I'm using the JAVA language for textmining and AJAX with ICEFACES for the development of the website.
What do I have :
A list of articles returned from a search.
Each article has an ID and an abstract.
The idea is to get keywords from each abstract text.
And then compare all the keywords from all abstracts and find the ones that are the most repeated. So then show in the website the related words for the search.
Any ideas ?
I searched a lot in the web, and I know there is Named Entity Recognition,Part Of Speech tagging, there is teh GENIA thesaurus for NER on genes and proteins, I already tried stemming ... Stop words lists, etc...

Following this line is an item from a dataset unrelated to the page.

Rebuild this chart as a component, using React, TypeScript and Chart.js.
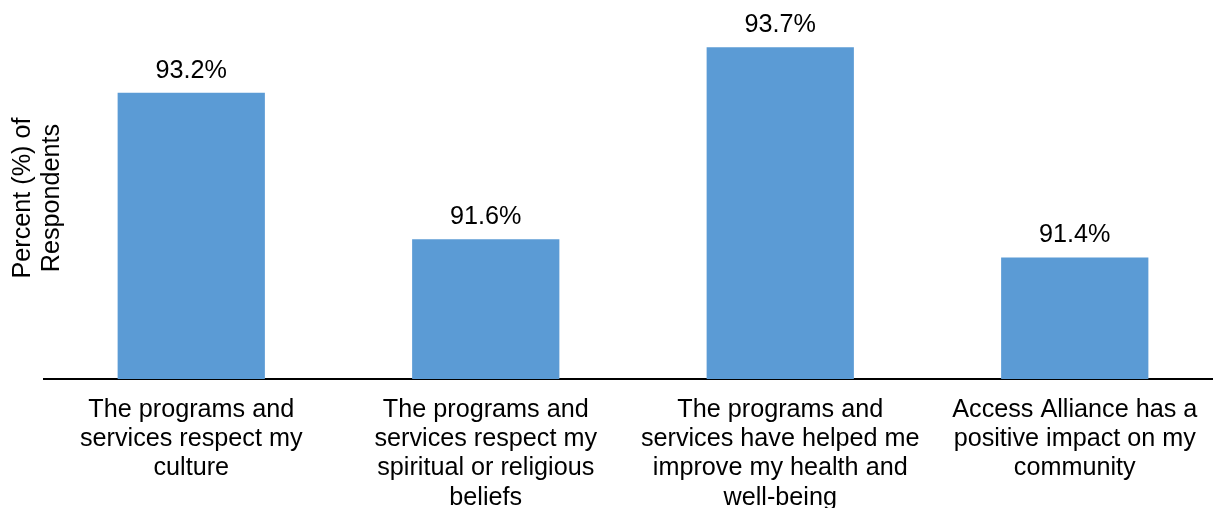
import React, { useEffect, useRef } from "react";
import { Chart, registerables } from "chart.js";

Chart.register(...registerables);

const categories: string[][] = [
  ["The programs and", "services respect my", "culture"],
  ["The programs and", "services respect my", "spiritual or religious", "beliefs"],
  ["The programs and", "services have helped me", "improve my health and", "well-being"],
  ["Access Alliance has a", "positive impact on my", "community"],
];
const values: number[] = [93.2, 91.6, 93.7, 91.4];
const yAxisTitle: string[] = ["Percent (%) of", "Respondents"];
const yMin = 90.07;
const yMax = 94.03;

const FONT = "'Liberation Sans', Arial, sans-serif";
const FONT_SIZE = 25.2;
const LINE_HEIGHT = 1.165;
const BAR_COLOR = "#5B9BD5";

const valueLabels = {
  id: "valueLabels",
  afterDatasetsDraw(chart: any) {
    const ctx = chart.ctx;
    const meta = chart.getDatasetMeta(0);
    ctx.save();
    ctx.font = `${FONT_SIZE}px ${FONT}`;
    ctx.fillStyle = "#000";
    ctx.textAlign = "center";
    ctx.textBaseline = "alphabetic";
    meta.data.forEach((bar: any, i: number) => {
      ctx.fillText(values[i].toFixed(1) + "%", bar.x, bar.y - 15);
    });
    ctx.restore();
  },
};

export default function App() {
  const ref = useRef<HTMLCanvasElement | null>(null);
  useEffect(() => {
    document.body.style.overflow = "hidden";
    if (!ref.current) return;
    const chart = new Chart(ref.current, {
      type: "bar",
      data: {
        labels: categories,
        datasets: [
          {
            data: values,
            backgroundColor: BAR_COLOR,
            borderWidth: 0,
            barPercentage: 0.5,
            categoryPercentage: 1,
          },
        ],
      },
      options: {
        animation: false,
        responsive: true,
        maintainAspectRatio: false,
        layout: { padding: { top: 17, left: 0, right: 0, bottom: 0 } },
        plugins: {
          legend: { display: false },
          tooltip: { enabled: false },
        },
        scales: {
          x: {
            grid: { display: false, drawTicks: false },
            border: { display: true, color: "#000", width: 2 },
            ticks: {
              autoSkip: false,
              maxRotation: 0,
              minRotation: 0,
              padding: 16,
              color: "#000",
              font: { family: FONT, size: FONT_SIZE, lineHeight: LINE_HEIGHT },
            },
            afterFit: (scale: any) => {
              scale.height = 129;
            },
          },
          y: {
            min: yMin,
            max: yMax,
            grid: { display: false, drawTicks: false },
            border: { display: false },
            ticks: { display: false },
            title: {
              display: true,
              text: yAxisTitle,
              color: "#000",
              font: { family: FONT, size: FONT_SIZE, lineHeight: LINE_HEIGHT },
              padding: { top: 8, bottom: 0 },
            },
            afterFit: (scale: any) => {
              scale.width = 44;
            },
          },
        },
      },
      plugins: [valueLabels],
    });
    return () => chart.destroy();
  }, []);

  return (
    <div
      style={{
        position: "fixed",
        left: 0,
        top: 0,
        width: 1222,
        height: 508,
        background: "#fff",
      }}
    >
      <canvas ref={ref} />
    </div>
  );
}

I just need to know the best aproahc to resolve this problem.
Thanks a lot.
i would recommend you use a combination of POS tagging and then string tokenizing to extract all the nouns out of each abstract.. then use some sort of dictionary/hash to count the frequency of each of these nouns and then outputting the N most prolific nouns.. combining that with some other intelligent filtering mechanisms should do reasonably well in giving you the important keywords from the abstract
for POS tagging check out the POS tagger at http://nlp.stanford.edu/software/index.shtml
However, if you are expecting a lot of multi-word terms in your corpus.. instead of extracting just nouns, you could take the most prolific n-grams for n=2 to 4
There's an Apache project for that... I haven't used it but, OpenNLP an open source Apache project. It's in the incubator so it maybe a bit raw.
This post from jeff's search engine cafe has a number of other suggestions.
This might be relevant as well:
https://github.com/jdf/cue.language
It has stop words, word and ngram frequencies, ...
It's part of the software behind Wordle.